III. Physical Activity Opportunities and Physical Education
Daily Physical Education (P.E.) K-5. All students in grades K-5, including students with disabilities, special health-care needs, and in alternative educational settings, will receive daily physical education (or its equivalent of 120 minutes/week for elementary school students. Student involvement in other activities involving physical activity (e.g., interscholastic or intramural sports) will not be substituted for meeting the physical education requirement. Students will spend at least 50 percent of physical education class time participating in moderate to vigorous physical activity.

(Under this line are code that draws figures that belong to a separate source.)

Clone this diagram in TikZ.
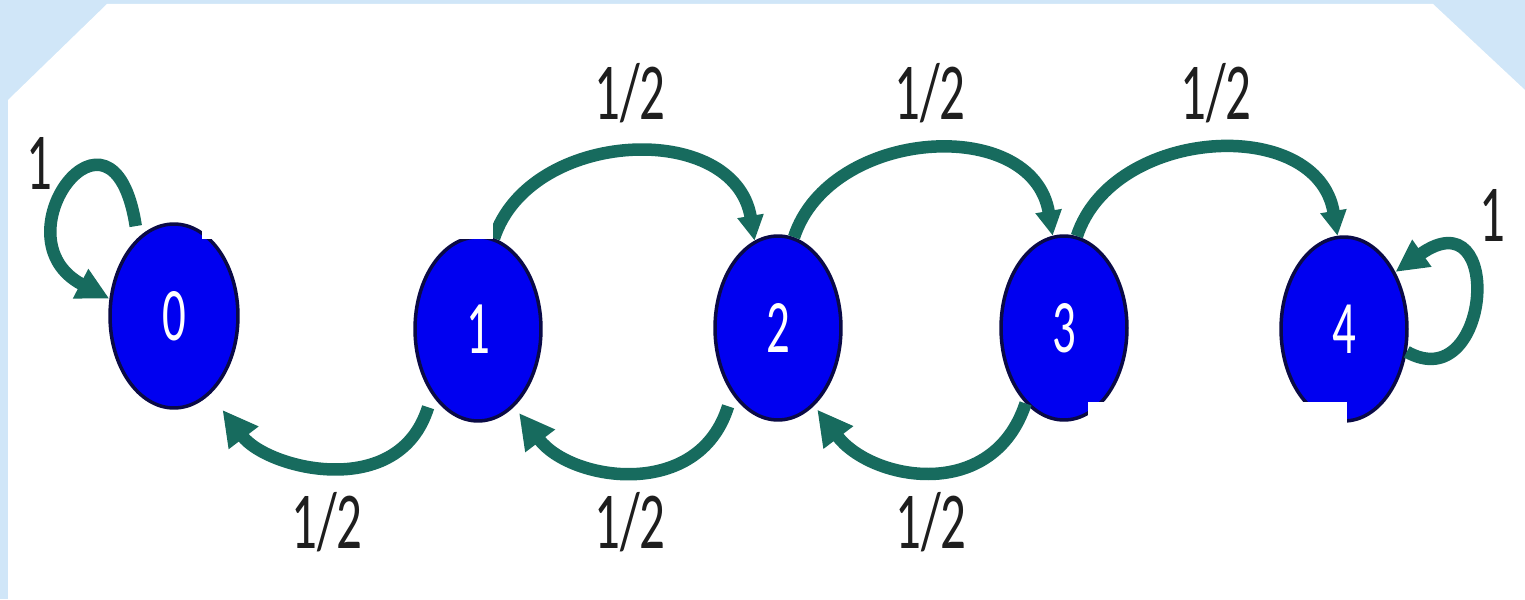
\documentclass[tikz,border=0pt]{standalone}
\usepackage{fontspec}
\setmainfont{Carlito}
\usetikzlibrary{arrows.meta,shapes.geometric}
\definecolor{bgblue}{RGB}{208,230,248}
\definecolor{tealarc}{RGB}{23,107,94}
\definecolor{nodeblue}{RGB}{0,0,240}
\definecolor{nodeedge}{RGB}{10,10,70}
\definecolor{labelink}{RGB}{30,30,30}
\begin{document}
\begin{tikzpicture}[x=0.02cm,y=0.02cm,
  state/.style={ellipse,fill=nodeblue,draw=nodeedge,line width=0.07cm,
    minimum width=2.52cm,minimum height=3.68cm,inner sep=0pt,text=white,
    font=\fontsize{43}{43}\selectfont},
  prob/.style={anchor=base,inner sep=0pt,text=labelink,
    font=\fontsize{46}{46}\selectfont},
  arc/.style={draw=tealarc,line width=0.25cm},
  toparr/.style={arc,-{Triangle[length=0.5cm,width=0.5cm]}},
  botarr/.style={arc,-{Triangle[length=0.7cm,width=0.7cm]}},
  looparr/.style={arc,-{Triangle[length=0.65cm,width=0.62cm]}},
  patch/.style={fill=white,draw=none}]
\useasboundingbox (0,0) rectangle (1525,599);
% background
\fill[bgblue] (0,0) rectangle (1525,599);
\fill[white] (107,595) -- (1433,595) -- (1525,509) -- (1525,0) -- (8,0) -- (8,499) -- cycle;
% states
\node[state,minimum width=2.56cm] (n0) at (174,283) {\scalebox{0.62}[1]{0}};
\node[state] (n1) at (478,270) {\scalebox{0.62}[1]{1}};
\node[state] (n2) at (778,271) {\scalebox{0.62}[1]{2}};
\node[state] (n3) at (1064,271) {\scalebox{0.62}[1]{3}};
\node[state] (n4) at (1344,270) {\scalebox{0.62}[1]{4}};
% forward arcs
\draw[toparr] (n1.80) .. controls +(36,110) and +(-20,121) .. (n2.105);
\draw[toparr] (n2.80) .. controls +(36,110) and +(-20,121) .. (n3.97);
\draw[toparr] (n3.82) .. controls +(36,110) and +(-20,121) .. (n4.94);
% backward arcs
\draw[botarr,shorten <=0.26cm,shorten >=0.4cm] (n1.-125) .. controls +(-33,-107) and +(57,-75) .. (n0.-65);
\draw[botarr,shorten <=0.26cm,shorten >=0.16cm] (n2.-125) .. controls +(-33,-107) and +(57,-75) .. (n1.-65);
\draw[botarr,shorten >=0.1cm] (n3.-117) .. controls +(-33,-100) and +(57,-75) .. (n2.-65);
% self loops
\draw[looparr,shorten <=0.24cm] (n0.115) .. controls +(-25,160) and +(-115,60) .. (n0.165);
\draw[looparr] (n4.-20) .. controls +(84,-47) and +(110,78) .. (n4.48);
% cover patches
\fill[patch] (202,360) rectangle (493,595);
\fill[patch] (1088,0) rectangle (1347,197);
% labels
\node[prob] (l12) at (630,479) {\scalebox{0.63}[1]{1/2}};
\node[prob] (l23) at (930,479) {\scalebox{0.63}[1]{1/2}};
\node[prob] (l34) at (1216,479) {\scalebox{0.63}[1]{1/2}};
\node[prob] (l10) at (327,51) {\scalebox{0.63}[1]{1/2}};
\node[prob] (l21) at (630,51) {\scalebox{0.63}[1]{1/2}};
\node[prob] (l32) at (931,51) {\scalebox{0.63}[1]{1/2}};
\node[prob] (l00) at (39,409) {\scalebox{0.63}[1]{1}};
\node[prob] (l44) at (1492,357) {\scalebox{0.63}[1]{1}};
\end{tikzpicture}
\end{document}
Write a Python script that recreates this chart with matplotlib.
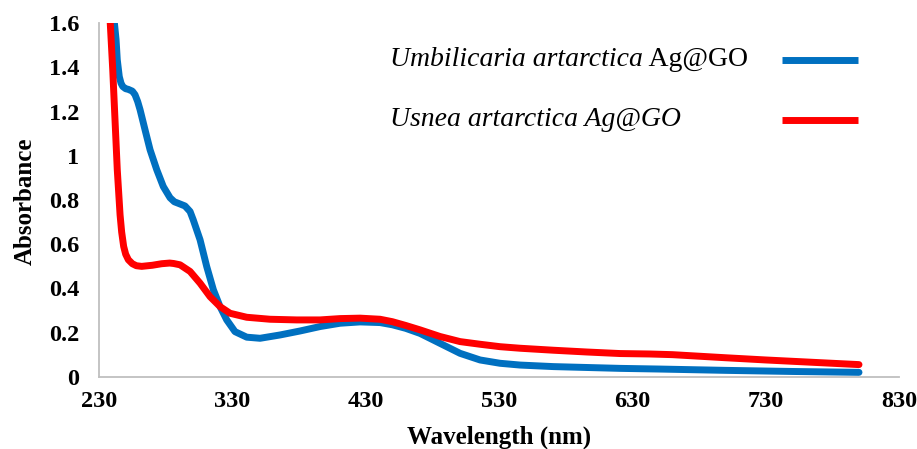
import matplotlib
matplotlib.use("Agg")
import matplotlib.pyplot as plt
from matplotlib.lines import Line2D

# ---- data ----
blue_wl = [239.8, 241.3, 242.8, 243.7, 245.2, 246.5, 247.8, 250, 252, 255, 257, 259,
           260.8, 264.5, 268.3, 273.3, 278.2, 283.3, 286.5, 289.5, 294.5, 298.3,
           300.7, 305.8, 310.8, 315.8, 320.8, 325.8, 332, 340.8, 350.8, 365.8,
           380.8, 395.8, 410.8, 425.8, 440.8, 450, 460, 470.8, 485.8, 500.8,
           515.8, 530.8, 545.8, 570.8, 595.8, 620.8, 650, 700, 750, 800]
blue_abs = [1.70, 1.615, 1.525, 1.434, 1.358, 1.328, 1.313, 1.303, 1.30, 1.292, 1.276,
            1.245, 1.208, 1.118, 1.027, 0.937, 0.861, 0.81, 0.792, 0.785, 0.773,
            0.748, 0.71, 0.62, 0.499, 0.394, 0.318, 0.258, 0.205, 0.18, 0.175,
            0.19, 0.208, 0.228, 0.243, 0.249, 0.246, 0.236, 0.22, 0.197, 0.152,
            0.107, 0.077, 0.062, 0.054, 0.047, 0.043, 0.039, 0.036, 0.030, 0.025,
            0.021]

red_wl = [237.5, 238.3, 240.3, 242, 243.7, 245.8, 247, 248.5, 250, 252, 255, 258,
          262, 270, 277, 283, 286, 290.8, 298.3, 305.8, 313.3, 320.8, 328.3,
          340.8, 358.3, 378.3, 395.8, 410.8, 425.8, 440.8, 450, 460, 470.8,
          485.8, 500.8, 515.8, 530.8, 545.8, 570.8, 595.8, 620.8, 643, 660, 680,
          700, 730, 760, 800]
red_abs = [1.70, 1.615, 1.389, 1.163, 0.937, 0.733, 0.655, 0.59, 0.555, 0.53, 0.512,
           0.503, 0.50, 0.505, 0.512, 0.515, 0.513, 0.507, 0.477, 0.424, 0.363,
           0.318, 0.288, 0.27, 0.261, 0.258, 0.258, 0.264, 0.266, 0.261, 0.25,
           0.233, 0.213, 0.183, 0.16, 0.148, 0.137, 0.13, 0.121, 0.113, 0.106,
           0.104, 0.101, 0.094, 0.087, 0.077, 0.068, 0.056]

x_ticks = [230, 330, 430, 530, 630, 730, 830]
y_ticks = [0, 0.2, 0.4, 0.6, 0.8, 1, 1.2, 1.4, 1.6]
y_tick_labels = ["0", "0.2", "0.4", "0.6", "0.8", "1", "1.2", "1.4", "1.6"]

label_blue_it = "Umbilicaria artarctica"
label_blue_rm = " Ag@GO"
label_red = "Usnea artarctica Ag@GO"
x_title = "Wavelength (nm)"
y_title = "Absorbance"

BLUE = "#0070C0"
RED = "#FF0000"
SERIF = ["Liberation Serif", "DejaVu Serif"]

plt.rcParams["font.family"] = SERIF

W, H = 917, 449
fig = plt.figure(figsize=(W / 100, H / 100), dpi=100)
ax = fig.add_axes([99 / W, 1 - 377 / H, 800 / W, 354 / H])

LW = 5
ax.plot(blue_wl, blue_abs, color=BLUE, lw=LW, solid_capstyle="round", solid_joinstyle="round")
ax.plot(red_wl, red_abs, color=RED, lw=LW, solid_capstyle="round", solid_joinstyle="round")

ax.set_xlim(230, 830)
ax.set_ylim(0, 1.6)
ax.set_xticks(x_ticks)
ax.set_xticklabels([str(v) for v in x_ticks], fontsize=17.5, fontweight="bold")
ax.set_yticks(y_ticks)
ax.set_yticklabels(y_tick_labels, fontsize=17.5, fontweight="bold")
ax.tick_params(axis="both", length=0)
ax.tick_params(axis="y", pad=14)
ax.tick_params(axis="x", pad=10)

for s in ["top", "right"]:
    ax.spines[s].set_visible(False)
for s in ["left", "bottom"]:
    ax.spines[s].set_color("#BFBFBF")
    ax.spines[s].set_linewidth(1.3)

fig.text(499 / W, 1 - 437 / H, x_title, fontsize=18, fontweight="bold",
         ha="center", va="center")
fig.text(25 / W, 1 - 201 / H, y_title, fontsize=18, fontweight="bold",
         ha="center", va="center", rotation=90)

# ---- manual legend (text left, line right) ----
ly1 = (377 - 60) / 354
ly2 = (377 - 120) / 354
lx0 = (390 - 99) / 800
t1 = ax.text(lx0, ly1, label_blue_it, transform=ax.transAxes, fontsize=20,
             style="italic", va="center", ha="left")
fig.canvas.draw()
bb = t1.get_window_extent(renderer=fig.canvas.get_renderer())
x_end = ax.transAxes.inverted().transform((bb.x1, bb.y0))[0]
ax.text(x_end, ly1, label_blue_rm, transform=ax.transAxes, fontsize=20,
        va="center", ha="left")
ax.text(lx0, ly2, label_red, transform=ax.transAxes, fontsize=20,
        style="italic", va="center", ha="left")
hx0 = (782 - 99) / 800
hx1 = (858 - 99) / 800
ax.add_line(Line2D([hx0, hx1], [ly1, ly1], transform=ax.transAxes,
                   color=BLUE, lw=LW, solid_capstyle="butt"))
ax.add_line(Line2D([hx0, hx1], [ly2, ly2], transform=ax.transAxes,
                   color=RED, lw=LW, solid_capstyle="butt"))

fig.savefig("out.png", dpi=100)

Daily Recess. The School’s students will have at least 25 minutes a day of supervised recess, preferably outdoors, during which schools should encourage moderate to vigorous physical activity verbally and through the provision of space and equipment. Schools should discourage extended periods (i.e., periods of two or more hours) of inactivity. When activities, such as mandatory school-wide testing, make it necessary for students to remain indoors for long periods of time, schools should give students periodic breaks during which they are encouraged to stand and be moderately active.

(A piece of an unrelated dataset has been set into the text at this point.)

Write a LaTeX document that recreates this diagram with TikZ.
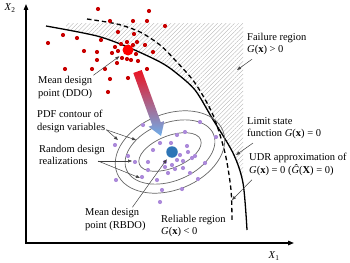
\documentclass[tikz,border=0pt]{standalone}
\usepackage{fontspec}
\setmainfont{Liberation Serif}
\usetikzlibrary{arrows.meta,patterns.meta,positioning}

\definecolor{ddored}{RGB}{200,0,0}
\definecolor{bigred}{RGB}{255,0,0}
\definecolor{lilac}{RGB}{172,138,218}
\definecolor{rbdoblue}{RGB}{46,117,182}
\definecolor{arrowred}{RGB}{235,20,35}
\definecolor{arrowblue}{RGB}{110,175,235}

\begin{document}
\begin{tikzpicture}[x=1pt, y=-1pt,
    % Stili per le curve
    limitcurve/.style={line width=1.3pt, black},
    udrcurve/.style={line width=1.3pt, black, dash pattern=on 4.5pt off 3pt},
    contour/.style={black!60, line width=0.7pt},
    % Stili per i punti medi
    meanpoint/.style={circle, inner sep=0pt, minimum size=11pt},
    % Stili per le frecce
    axis/.style={line width=1.3pt, {Triangle[length=6pt,width=4.5pt]}-{Triangle[length=6pt,width=4.5pt]}},
    pointer/.style={-{Triangle[length=4pt,width=3pt]}, black!75, line width=0.5pt},
    % Stili per le etichette
    note/.style={font=\fontsize{10.5}{12.5}\selectfont, align=left, anchor=west, inner sep=1pt}
]
\useasboundingbox (0,0) rectangle (350,262);

% Assi
\coordinate (origin) at (26,243);
\coordinate (x2end) at (26,4);
\coordinate (x1end) at (294,243);
\draw[axis] (x2end) -- (origin) -- (x1end);
\node[note, anchor=center] (x2lbl) at (10,8) {\textit{X}\textsubscript{2}};
\node[note, anchor=center] (x1lbl) at (274,256) {\textit{X}\textsubscript{1}};

% Regione di rottura (tratteggio)
\begin{scope}
    \clip plot[smooth] coordinates {(46,26) (97,36) (130,48) (160,62) (175,72) (195,90) (212,118) (233,153) (243,183) (247,230)}
        -- (350,230) -- (350,0) -- (40,0) -- cycle;
    \fill[pattern={Lines[angle=45,distance=3pt,line width=0.35pt]}, pattern color=gray!60]
        (66,24) rectangle (243,190);
\end{scope}

% Funzione di stato limite e approssimazione UDR
\draw[limitcurve] plot[smooth] coordinates {(46,26) (97,36) (130,48) (160,62) (175,72) (195,90) (212,118) (233,153) (243,183) (247,230)};
\draw[udrcurve] plot[smooth] coordinates {(87,19) (117,24) (140,32) (160,45) (175,60) (195,83) (213,115) (225,153) (231,190) (232,222)};

% Contorni PDF
\coordinate (pdfc) at (170,152);
\draw[contour, rotate around={22:(pdfc)}] (pdfc) ellipse [x radius=57pt, y radius=38pt];
\draw[contour, rotate around={22:(pdfc)}] (pdfc) ellipse [x radius=47pt, y radius=29pt];
\draw[contour, rotate around={22:(pdfc)}] (pdfc) ellipse [x radius=33pt, y radius=16pt];

% Realizzazioni casuali
\foreach \x/\y in {98/9, 149/11, 110/21, 147/21, 133/21, 118/32, 134/34, 63/35, 77/38, 101/40,
    48/43, 127/42, 137/42, 121/44, 115/47, 133/45, 145/45, 84/51, 97/52, 112/53, 118/51,
    136/54, 153/52, 122/58, 127/59, 131/60, 138/61, 97/60, 117/63, 65/69, 92/69, 105/69,
    147/69, 110/79, 128/78, 108/92, 165/26}
    \fill[ddored] (\x,\y) circle (2.1pt);
\foreach \x/\y in {200/122, 143/125, 177/135, 185/132, 160/143, 171/143, 115/145, 187/146,
    153/150, 188/152, 180/155, 192/158, 148/162, 177/160, 165/162, 135/162, 205/163, 172/165,
    165/167, 183/168, 175/169, 190/173, 168/173, 148/170, 198/179, 157/180, 116/180, 142/177,
    162/190, 182/189, 160/202, 216/137, 128/156, 195/156, 183/161}
    \fill[lilac] (\x,\y) circle (2.1pt);

% Punti medi di progetto
\node[meanpoint, fill=bigred] (ddo) at (128,50) {};
\node[meanpoint, fill=rbdoblue, minimum size=11.5pt] (rbdo) at (172,152) {};

% Freccia DDO -> RBDO (sfumata)
\shade[top color=arrowred, bottom color=arrowblue]
    (141.7,70.0) -- (160.8,122.3) -- (164.5,120.9) -- (161,136) -- (148.6,126.7)
    -- (152.3,125.3) -- (133.3,73.0) -- cycle;

% Etichette
\node[note] (ddolbl) at (37,87.5) {Mean design\\point (DDO)};
\node[note] (pdflbl) at (36,121.5) {PDF contour of\\design variables};
\node[note] (rndlbl) at (38,155) {Random design\\realizations};
\node[note] (rbdolbl) at (84,219.5) {Mean design\\point (RBDO)};
\node[note] (rellbl) at (160,226) {Reliable region\\\textit{G}(\textbf{x}) < 0};
\node[note] (faillbl) at (246,44) {Failure region\\\textit{G}(\textbf{x}) > 0};
\node[note] (limlbl) at (246,128) {Limit state\\function \textit{G}(\textbf{x}) = 0};
\node[note] (udrlbl) at (248,164.5) {UDR approximation of\\\textit{G}(\textbf{x}) = 0 (\textit{Ĝ}(\textbf{X}) = 0)};

% Punti di arrivo delle frecce
\coordinate (pdfout) at (118,140);
\coordinate (pdfmid) at (136,140);
\coordinate (rnda) at (132,161);
\coordinate (rndb) at (140,178);
\coordinate (failpt) at (237,70);
\coordinate (limpt) at (236,155);
\coordinate (udrpt) at (232,200);

% Frecce delle etichette
\draw[pointer, shorten >=5pt] (ddolbl.north east) -- (ddo);
\draw[pointer, shorten >=3pt] ([xshift=17pt]rbdolbl.north) -- (rbdo);
\foreach \tgt in {pdfout, pdfmid} {
    \draw[pointer] ([yshift=4pt]pdflbl.south east) -- (\tgt);
}
\foreach \tgt in {rnda, rndb} {
    \draw[pointer] ([xshift=-8pt,yshift=-6pt]rndlbl.east) -- (\tgt);
}
\draw[pointer] ([xshift=6pt,yshift=-3pt]faillbl.south west) -- (failpt);
\draw[pointer] ([xshift=7pt,yshift=-3pt]limlbl.south west) -- (limpt);
\draw[pointer] ([xshift=4pt,yshift=-3pt]udrlbl.south west) -- (udrpt);

\end{tikzpicture}
\end{document}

Physical Activity Opportunities Before and After School. The School will offer extracurricular physical activity programs, such as physical activity clubs or intramural programs. Schools will offer a range of activities that meet the needs, interests, and abilities of all students, including boys, girls, students with disabilities, and students with special health-care needs. After-school child care and enrichment programs will provide and encourage – verbally and through the provision of space, equipment, and activities – daily periods of moderate to vigorous physical activity for all participants. Physical Activity and Punishment. Teachers and other school and community personnel will not use physical activity (e.g., running laps, pushups) or withhold opportunities for physical activity (e.g., recess, physical education) as punishment.
IV. Monitoring and Policy Review
School food service staff will ensure compliance with nutrition policies within school food service areas.